[begin Dataset content]

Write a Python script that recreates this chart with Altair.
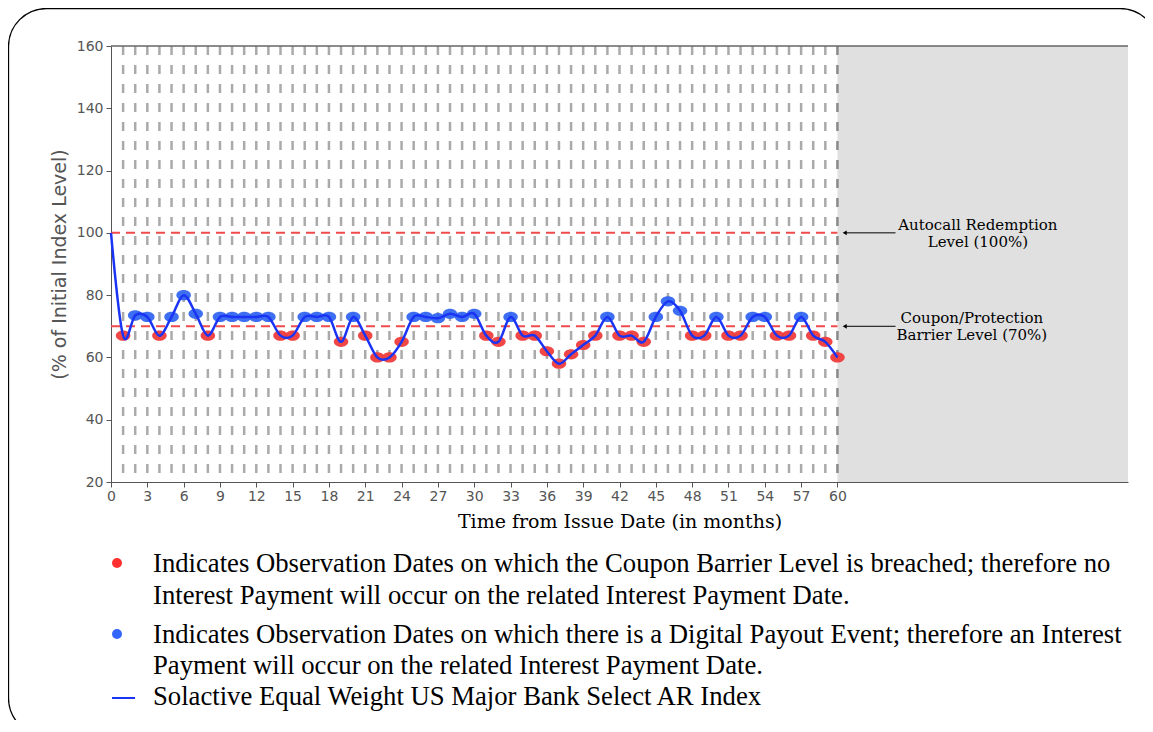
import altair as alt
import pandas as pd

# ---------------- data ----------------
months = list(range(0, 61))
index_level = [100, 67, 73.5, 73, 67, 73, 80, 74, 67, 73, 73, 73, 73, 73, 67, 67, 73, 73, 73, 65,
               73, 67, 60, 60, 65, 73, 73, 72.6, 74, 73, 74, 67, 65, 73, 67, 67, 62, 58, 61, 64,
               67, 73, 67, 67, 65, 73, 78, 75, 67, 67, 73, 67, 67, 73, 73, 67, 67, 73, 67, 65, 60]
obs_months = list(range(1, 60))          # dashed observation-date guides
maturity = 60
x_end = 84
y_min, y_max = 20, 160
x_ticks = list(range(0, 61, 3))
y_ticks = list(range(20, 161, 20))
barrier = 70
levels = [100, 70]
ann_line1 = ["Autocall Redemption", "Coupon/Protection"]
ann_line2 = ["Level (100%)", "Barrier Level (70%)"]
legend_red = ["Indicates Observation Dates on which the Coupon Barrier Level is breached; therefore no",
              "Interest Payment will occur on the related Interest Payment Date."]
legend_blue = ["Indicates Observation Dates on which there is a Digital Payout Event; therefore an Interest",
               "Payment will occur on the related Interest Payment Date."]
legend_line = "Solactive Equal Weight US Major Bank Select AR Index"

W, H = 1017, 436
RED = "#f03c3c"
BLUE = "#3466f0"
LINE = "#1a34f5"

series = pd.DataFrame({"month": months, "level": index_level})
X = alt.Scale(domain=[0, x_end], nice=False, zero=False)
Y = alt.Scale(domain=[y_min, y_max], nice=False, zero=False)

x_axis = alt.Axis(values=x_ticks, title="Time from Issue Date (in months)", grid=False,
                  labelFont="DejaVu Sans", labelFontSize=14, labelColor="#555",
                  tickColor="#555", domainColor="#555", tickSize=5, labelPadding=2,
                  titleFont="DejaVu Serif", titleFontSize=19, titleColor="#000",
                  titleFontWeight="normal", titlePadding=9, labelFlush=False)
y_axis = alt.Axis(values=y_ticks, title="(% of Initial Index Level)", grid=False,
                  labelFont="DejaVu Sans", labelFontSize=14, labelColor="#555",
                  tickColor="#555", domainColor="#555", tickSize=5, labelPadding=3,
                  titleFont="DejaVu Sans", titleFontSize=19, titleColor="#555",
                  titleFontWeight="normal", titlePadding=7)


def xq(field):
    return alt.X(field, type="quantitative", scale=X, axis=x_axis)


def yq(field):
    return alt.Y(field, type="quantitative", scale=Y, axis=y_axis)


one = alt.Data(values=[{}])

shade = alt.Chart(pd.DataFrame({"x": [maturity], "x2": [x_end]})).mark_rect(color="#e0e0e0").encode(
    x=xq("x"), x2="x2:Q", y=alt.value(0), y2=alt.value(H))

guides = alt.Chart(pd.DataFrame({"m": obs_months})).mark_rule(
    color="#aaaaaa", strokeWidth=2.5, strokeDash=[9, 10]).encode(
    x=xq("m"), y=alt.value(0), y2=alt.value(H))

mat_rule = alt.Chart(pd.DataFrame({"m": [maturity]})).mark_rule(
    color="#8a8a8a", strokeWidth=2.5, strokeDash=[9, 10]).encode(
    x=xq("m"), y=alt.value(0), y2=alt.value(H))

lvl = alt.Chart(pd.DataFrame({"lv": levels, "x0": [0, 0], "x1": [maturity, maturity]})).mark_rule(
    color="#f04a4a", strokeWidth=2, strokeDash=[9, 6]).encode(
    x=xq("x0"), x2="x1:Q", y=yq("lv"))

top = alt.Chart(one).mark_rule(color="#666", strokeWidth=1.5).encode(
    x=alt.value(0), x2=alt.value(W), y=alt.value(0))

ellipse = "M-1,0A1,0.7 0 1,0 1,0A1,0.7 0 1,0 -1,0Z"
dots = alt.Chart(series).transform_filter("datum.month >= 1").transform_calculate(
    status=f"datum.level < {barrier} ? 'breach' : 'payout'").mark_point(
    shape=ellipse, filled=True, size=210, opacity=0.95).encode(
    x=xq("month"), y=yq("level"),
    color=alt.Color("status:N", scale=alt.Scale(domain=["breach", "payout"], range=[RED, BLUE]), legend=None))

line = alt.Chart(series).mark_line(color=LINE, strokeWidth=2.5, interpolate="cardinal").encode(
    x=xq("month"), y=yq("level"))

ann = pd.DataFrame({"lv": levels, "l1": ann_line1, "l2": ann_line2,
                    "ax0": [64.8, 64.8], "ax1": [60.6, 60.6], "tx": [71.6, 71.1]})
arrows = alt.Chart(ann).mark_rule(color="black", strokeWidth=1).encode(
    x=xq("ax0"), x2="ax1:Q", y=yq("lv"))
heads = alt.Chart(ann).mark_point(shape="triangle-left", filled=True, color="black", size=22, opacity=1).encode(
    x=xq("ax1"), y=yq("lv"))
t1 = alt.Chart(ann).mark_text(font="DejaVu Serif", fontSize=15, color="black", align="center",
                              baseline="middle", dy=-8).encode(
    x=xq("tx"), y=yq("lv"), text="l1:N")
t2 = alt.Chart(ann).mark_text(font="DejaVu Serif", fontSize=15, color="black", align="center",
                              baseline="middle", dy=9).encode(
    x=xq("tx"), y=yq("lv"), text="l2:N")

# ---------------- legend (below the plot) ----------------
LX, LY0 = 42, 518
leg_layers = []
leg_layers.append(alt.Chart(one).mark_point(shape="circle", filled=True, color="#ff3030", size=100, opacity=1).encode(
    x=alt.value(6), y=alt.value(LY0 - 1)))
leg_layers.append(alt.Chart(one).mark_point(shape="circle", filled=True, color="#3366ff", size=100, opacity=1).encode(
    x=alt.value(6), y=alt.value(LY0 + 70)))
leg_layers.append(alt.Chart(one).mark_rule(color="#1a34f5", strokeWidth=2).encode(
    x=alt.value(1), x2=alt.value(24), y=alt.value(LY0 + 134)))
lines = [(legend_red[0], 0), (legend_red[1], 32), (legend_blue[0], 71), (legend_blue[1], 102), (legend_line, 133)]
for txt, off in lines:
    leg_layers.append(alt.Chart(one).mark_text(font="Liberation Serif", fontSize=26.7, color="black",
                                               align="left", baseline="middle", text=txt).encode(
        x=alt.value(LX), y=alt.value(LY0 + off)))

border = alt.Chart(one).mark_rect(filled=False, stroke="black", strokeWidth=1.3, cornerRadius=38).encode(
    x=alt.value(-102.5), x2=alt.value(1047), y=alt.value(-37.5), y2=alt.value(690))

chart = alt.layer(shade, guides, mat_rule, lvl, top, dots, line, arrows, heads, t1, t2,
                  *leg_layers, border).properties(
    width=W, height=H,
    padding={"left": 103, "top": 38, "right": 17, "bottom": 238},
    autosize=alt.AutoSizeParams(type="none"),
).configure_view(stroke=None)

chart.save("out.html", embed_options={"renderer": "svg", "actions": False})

[end Dataset content]

Give again exactly the lines running from the beginning of the material above through the line that contains "import pandas as pd", and leave out every picture.

— Full answer —
Write a Python script that recreates this chart with Altair.
import altair as alt
import pandas as pd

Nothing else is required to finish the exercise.